• _Job_:
The lines to print start at the one containing "Write a component" and end at the one containing "const ref = useRef<HTMLCanvasElement>(null);"; print them exactly, ends included, and only them.

== Raw records ==

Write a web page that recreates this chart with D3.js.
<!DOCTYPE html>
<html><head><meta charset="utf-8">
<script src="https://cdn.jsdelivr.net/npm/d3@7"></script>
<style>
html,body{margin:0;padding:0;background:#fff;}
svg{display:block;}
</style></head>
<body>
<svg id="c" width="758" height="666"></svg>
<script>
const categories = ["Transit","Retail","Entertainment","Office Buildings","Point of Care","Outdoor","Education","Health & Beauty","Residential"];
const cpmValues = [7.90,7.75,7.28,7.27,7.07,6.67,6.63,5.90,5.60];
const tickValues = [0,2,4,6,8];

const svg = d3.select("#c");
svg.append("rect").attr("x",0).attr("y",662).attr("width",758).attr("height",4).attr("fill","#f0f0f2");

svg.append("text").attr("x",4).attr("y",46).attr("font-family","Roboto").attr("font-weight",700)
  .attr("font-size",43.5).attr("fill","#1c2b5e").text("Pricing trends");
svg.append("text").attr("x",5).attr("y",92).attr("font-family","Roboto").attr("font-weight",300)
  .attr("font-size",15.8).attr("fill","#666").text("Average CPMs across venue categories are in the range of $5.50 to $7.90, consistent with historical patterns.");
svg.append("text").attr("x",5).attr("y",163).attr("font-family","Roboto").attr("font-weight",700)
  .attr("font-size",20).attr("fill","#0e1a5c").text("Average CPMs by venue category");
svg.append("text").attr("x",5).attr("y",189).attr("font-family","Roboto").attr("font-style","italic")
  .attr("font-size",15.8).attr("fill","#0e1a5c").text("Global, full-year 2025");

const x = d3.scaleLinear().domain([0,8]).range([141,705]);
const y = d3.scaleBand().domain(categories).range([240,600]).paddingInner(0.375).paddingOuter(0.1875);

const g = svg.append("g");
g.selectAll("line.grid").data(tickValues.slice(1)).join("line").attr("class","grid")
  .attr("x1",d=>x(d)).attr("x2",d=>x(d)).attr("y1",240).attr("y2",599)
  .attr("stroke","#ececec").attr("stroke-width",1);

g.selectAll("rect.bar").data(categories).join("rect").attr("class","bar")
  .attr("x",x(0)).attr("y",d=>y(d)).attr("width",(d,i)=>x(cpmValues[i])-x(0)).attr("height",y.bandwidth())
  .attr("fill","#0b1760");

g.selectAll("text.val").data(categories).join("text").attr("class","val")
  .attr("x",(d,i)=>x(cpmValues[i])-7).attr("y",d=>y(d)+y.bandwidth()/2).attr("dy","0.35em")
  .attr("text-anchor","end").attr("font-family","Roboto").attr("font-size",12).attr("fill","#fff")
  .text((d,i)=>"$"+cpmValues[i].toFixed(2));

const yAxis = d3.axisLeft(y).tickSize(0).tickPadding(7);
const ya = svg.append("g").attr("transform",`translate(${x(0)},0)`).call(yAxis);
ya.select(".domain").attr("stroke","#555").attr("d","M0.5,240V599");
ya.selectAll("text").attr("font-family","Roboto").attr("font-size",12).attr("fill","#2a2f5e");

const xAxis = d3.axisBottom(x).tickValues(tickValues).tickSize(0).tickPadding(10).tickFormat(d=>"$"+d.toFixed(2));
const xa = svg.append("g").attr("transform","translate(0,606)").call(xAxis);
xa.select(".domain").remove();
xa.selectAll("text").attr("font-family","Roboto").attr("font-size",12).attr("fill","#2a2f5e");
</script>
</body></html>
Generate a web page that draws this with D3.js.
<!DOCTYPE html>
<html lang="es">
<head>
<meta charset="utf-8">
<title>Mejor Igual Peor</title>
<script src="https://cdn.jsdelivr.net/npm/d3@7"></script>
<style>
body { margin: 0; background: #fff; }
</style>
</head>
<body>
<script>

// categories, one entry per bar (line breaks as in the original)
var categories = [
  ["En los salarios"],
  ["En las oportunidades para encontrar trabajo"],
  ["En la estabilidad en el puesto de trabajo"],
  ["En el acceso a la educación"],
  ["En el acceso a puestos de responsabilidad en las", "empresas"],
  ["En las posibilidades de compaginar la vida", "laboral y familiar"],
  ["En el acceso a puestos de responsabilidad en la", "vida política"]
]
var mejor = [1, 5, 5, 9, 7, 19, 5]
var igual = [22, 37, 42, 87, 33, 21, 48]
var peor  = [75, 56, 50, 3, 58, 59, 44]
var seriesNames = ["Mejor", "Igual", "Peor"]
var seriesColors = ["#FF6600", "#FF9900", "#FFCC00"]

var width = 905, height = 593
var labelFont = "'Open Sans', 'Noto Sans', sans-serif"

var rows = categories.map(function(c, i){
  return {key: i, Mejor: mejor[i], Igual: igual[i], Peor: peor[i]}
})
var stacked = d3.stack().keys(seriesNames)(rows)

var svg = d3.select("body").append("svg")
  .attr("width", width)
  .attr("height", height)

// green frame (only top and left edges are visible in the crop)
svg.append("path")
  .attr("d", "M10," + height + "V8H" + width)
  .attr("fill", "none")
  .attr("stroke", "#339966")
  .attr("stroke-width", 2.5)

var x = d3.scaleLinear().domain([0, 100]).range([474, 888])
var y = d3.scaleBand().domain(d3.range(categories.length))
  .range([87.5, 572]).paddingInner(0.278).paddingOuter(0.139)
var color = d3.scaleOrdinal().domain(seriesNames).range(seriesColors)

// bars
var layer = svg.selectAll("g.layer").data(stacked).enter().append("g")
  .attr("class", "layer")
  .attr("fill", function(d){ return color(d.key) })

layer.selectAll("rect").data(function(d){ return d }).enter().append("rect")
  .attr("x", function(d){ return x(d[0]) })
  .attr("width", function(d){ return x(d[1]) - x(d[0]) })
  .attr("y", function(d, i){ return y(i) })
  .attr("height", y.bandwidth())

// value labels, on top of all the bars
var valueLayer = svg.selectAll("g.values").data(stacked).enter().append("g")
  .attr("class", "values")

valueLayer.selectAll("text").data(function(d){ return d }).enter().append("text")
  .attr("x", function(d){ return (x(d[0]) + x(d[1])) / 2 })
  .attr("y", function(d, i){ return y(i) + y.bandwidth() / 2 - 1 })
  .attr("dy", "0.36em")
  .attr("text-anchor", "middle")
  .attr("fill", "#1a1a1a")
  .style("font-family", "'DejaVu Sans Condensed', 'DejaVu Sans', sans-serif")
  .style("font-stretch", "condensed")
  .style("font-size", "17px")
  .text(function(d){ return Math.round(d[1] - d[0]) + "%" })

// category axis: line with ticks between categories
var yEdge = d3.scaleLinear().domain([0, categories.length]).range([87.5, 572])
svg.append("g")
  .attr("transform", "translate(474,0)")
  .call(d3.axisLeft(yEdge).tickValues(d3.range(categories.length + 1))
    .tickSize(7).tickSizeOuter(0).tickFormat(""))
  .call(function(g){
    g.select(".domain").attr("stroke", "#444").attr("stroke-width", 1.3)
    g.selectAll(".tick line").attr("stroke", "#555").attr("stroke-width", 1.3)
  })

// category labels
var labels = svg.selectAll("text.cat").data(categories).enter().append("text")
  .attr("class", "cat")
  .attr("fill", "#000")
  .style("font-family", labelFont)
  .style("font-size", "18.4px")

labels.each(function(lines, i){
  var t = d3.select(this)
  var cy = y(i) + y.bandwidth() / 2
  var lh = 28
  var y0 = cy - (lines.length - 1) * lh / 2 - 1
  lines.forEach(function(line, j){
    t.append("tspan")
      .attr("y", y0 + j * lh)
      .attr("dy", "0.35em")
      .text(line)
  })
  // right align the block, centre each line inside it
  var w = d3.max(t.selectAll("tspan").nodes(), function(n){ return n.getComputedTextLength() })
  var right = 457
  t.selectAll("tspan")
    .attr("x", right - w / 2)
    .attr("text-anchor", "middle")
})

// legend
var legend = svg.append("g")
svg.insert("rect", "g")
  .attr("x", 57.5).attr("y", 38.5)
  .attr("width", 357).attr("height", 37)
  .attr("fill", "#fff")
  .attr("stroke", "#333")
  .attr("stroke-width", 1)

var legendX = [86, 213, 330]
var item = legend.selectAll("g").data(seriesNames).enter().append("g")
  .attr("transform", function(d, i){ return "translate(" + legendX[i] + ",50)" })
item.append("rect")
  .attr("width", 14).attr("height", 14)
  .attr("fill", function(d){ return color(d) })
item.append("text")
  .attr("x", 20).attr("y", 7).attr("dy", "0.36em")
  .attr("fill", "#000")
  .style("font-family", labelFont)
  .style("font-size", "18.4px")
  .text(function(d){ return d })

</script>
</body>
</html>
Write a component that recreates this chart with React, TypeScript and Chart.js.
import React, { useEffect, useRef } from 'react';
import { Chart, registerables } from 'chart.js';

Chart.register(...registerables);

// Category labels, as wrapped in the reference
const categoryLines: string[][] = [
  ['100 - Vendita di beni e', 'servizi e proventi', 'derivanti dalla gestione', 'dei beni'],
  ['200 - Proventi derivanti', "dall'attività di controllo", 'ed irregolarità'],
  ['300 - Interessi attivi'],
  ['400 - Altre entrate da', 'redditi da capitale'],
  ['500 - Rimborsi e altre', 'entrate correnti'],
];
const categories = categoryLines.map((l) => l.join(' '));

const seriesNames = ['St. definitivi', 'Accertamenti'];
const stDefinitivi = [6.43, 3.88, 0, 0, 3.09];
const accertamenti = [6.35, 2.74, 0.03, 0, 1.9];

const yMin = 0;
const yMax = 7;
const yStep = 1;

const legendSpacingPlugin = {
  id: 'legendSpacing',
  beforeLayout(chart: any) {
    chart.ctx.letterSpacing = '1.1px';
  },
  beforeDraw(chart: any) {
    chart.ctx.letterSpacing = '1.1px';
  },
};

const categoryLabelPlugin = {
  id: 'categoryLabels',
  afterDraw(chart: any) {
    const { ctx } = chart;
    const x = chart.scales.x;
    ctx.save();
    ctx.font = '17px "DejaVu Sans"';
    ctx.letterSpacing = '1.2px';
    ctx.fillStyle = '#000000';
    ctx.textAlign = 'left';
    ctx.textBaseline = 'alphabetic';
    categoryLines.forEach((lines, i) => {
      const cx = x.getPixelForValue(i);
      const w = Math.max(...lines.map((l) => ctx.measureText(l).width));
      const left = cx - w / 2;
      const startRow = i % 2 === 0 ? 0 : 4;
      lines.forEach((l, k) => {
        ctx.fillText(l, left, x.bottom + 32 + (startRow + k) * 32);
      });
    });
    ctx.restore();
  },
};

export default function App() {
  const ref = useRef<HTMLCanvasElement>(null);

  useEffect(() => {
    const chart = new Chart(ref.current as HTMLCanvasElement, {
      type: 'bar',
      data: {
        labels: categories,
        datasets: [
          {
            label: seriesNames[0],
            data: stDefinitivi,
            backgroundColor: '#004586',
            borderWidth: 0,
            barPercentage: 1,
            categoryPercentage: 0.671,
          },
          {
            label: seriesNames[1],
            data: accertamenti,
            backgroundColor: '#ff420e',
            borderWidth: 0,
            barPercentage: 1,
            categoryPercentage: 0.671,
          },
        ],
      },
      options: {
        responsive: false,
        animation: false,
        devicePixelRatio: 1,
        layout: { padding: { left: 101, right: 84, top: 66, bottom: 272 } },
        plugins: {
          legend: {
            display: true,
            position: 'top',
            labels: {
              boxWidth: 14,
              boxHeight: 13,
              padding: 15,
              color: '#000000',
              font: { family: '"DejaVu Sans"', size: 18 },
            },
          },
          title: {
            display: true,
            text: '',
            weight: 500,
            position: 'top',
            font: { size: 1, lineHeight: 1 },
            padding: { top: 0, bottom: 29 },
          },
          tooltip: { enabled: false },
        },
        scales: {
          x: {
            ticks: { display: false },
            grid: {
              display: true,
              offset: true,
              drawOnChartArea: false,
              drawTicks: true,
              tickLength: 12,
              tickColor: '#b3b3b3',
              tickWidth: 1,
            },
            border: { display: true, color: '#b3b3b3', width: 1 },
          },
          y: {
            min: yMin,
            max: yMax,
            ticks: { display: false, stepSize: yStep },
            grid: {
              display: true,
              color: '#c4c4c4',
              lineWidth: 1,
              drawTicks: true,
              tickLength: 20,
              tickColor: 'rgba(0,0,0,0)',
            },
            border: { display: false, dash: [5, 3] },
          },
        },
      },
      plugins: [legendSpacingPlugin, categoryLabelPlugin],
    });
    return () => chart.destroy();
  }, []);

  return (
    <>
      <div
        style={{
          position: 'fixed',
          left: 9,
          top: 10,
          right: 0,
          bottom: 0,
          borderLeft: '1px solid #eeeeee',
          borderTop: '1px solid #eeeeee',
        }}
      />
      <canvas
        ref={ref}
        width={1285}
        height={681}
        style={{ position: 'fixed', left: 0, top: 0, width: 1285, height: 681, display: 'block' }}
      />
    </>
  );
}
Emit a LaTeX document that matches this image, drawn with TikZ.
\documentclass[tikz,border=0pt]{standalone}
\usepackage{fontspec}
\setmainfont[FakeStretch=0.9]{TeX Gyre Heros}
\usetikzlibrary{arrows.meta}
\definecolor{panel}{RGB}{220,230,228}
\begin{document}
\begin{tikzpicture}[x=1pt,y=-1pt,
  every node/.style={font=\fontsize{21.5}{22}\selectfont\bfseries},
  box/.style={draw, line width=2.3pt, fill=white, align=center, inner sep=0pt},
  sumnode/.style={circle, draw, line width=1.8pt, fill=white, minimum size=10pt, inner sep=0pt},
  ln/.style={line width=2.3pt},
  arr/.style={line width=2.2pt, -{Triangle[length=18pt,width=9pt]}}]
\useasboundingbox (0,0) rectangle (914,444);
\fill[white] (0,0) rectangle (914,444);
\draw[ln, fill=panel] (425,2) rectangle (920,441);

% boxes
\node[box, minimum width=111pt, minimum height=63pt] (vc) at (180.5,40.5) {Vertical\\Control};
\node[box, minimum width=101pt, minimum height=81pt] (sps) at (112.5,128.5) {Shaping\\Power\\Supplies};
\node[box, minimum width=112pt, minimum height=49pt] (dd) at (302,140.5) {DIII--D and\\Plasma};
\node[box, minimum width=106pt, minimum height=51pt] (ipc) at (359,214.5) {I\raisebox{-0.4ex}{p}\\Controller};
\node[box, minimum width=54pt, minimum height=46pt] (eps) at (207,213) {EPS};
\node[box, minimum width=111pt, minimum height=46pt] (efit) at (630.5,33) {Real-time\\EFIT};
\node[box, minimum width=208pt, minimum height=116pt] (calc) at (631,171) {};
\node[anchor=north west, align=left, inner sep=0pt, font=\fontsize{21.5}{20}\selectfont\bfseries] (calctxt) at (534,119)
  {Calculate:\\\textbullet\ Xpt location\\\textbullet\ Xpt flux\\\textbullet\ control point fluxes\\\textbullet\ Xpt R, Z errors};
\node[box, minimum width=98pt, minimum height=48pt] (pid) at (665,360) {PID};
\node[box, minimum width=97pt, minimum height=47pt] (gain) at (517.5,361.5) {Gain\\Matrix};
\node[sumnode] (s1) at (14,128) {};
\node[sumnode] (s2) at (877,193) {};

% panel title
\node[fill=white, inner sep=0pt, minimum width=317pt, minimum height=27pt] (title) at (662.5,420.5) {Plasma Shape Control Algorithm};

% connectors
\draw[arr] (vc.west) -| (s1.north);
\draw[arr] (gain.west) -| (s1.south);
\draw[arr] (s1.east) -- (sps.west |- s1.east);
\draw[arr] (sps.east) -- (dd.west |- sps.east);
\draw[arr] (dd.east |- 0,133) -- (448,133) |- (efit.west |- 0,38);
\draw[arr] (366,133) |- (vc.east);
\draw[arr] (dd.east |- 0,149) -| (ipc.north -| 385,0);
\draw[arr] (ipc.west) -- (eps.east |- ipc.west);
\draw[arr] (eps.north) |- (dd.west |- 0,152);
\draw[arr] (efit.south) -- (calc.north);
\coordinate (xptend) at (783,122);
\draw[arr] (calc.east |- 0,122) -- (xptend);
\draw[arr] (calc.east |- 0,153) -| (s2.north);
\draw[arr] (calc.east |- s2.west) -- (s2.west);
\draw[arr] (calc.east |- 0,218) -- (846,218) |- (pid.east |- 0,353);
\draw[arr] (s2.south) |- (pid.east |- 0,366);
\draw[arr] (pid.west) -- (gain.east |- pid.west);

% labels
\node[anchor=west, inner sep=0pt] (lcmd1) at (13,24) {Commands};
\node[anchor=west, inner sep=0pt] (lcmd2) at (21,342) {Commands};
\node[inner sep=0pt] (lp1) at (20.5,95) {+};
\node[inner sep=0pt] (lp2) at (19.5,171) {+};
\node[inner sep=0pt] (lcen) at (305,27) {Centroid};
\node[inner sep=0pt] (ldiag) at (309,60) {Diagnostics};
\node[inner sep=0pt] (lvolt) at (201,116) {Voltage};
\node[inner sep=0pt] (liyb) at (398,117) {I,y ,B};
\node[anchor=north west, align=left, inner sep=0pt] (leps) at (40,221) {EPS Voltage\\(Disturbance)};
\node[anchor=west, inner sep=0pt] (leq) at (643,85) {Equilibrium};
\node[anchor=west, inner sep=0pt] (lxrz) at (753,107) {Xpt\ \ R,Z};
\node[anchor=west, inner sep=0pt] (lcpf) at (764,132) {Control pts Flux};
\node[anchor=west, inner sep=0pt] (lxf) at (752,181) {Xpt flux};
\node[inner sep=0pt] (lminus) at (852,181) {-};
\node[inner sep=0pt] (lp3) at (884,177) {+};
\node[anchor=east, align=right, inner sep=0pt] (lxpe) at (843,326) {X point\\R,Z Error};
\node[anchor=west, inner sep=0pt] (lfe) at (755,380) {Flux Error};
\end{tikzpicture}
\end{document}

===

• _Written response_:
Write a component that recreates this chart with React, TypeScript and Chart.js.
import React, { useEffect, useRef } from 'react';
import { Chart, registerables } from 'chart.js';

Chart.register(...registerables);

// Category labels, as wrapped in the reference
const categoryLines: string[][] = [
  ['100 - Vendita di beni e', 'servizi e proventi', 'derivanti dalla gestione', 'dei beni'],
  ['200 - Proventi derivanti', "dall'attività di controllo", 'ed irregolarità'],
  ['300 - Interessi attivi'],
  ['400 - Altre entrate da', 'redditi da capitale'],
  ['500 - Rimborsi e altre', 'entrate correnti'],
];
const categories = categoryLines.map((l) => l.join(' '));

const seriesNames = ['St. definitivi', 'Accertamenti'];
const stDefinitivi = [6.43, 3.88, 0, 0, 3.09];
const accertamenti = [6.35, 2.74, 0.03, 0, 1.9];

const yMin = 0;
const yMax = 7;
const yStep = 1;

const legendSpacingPlugin = {
  id: 'legendSpacing',
  beforeLayout(chart: any) {
    chart.ctx.letterSpacing = '1.1px';
  },
  beforeDraw(chart: any) {
    chart.ctx.letterSpacing = '1.1px';
  },
};

const categoryLabelPlugin = {
  id: 'categoryLabels',
  afterDraw(chart: any) {
    const { ctx } = chart;
    const x = chart.scales.x;
    ctx.save();
    ctx.font = '17px "DejaVu Sans"';
    ctx.letterSpacing = '1.2px';
    ctx.fillStyle = '#000000';
    ctx.textAlign = 'left';
    ctx.textBaseline = 'alphabetic';
    categoryLines.forEach((lines, i) => {
      const cx = x.getPixelForValue(i);
      const w = Math.max(...lines.map((l) => ctx.measureText(l).width));
      const left = cx - w / 2;
      const startRow = i % 2 === 0 ? 0 : 4;
      lines.forEach((l, k) => {
        ctx.fillText(l, left, x.bottom + 32 + (startRow + k) * 32);
      });
    });
    ctx.restore();
  },
};

export default function App() {
  const ref = useRef<HTMLCanvasElement>(null);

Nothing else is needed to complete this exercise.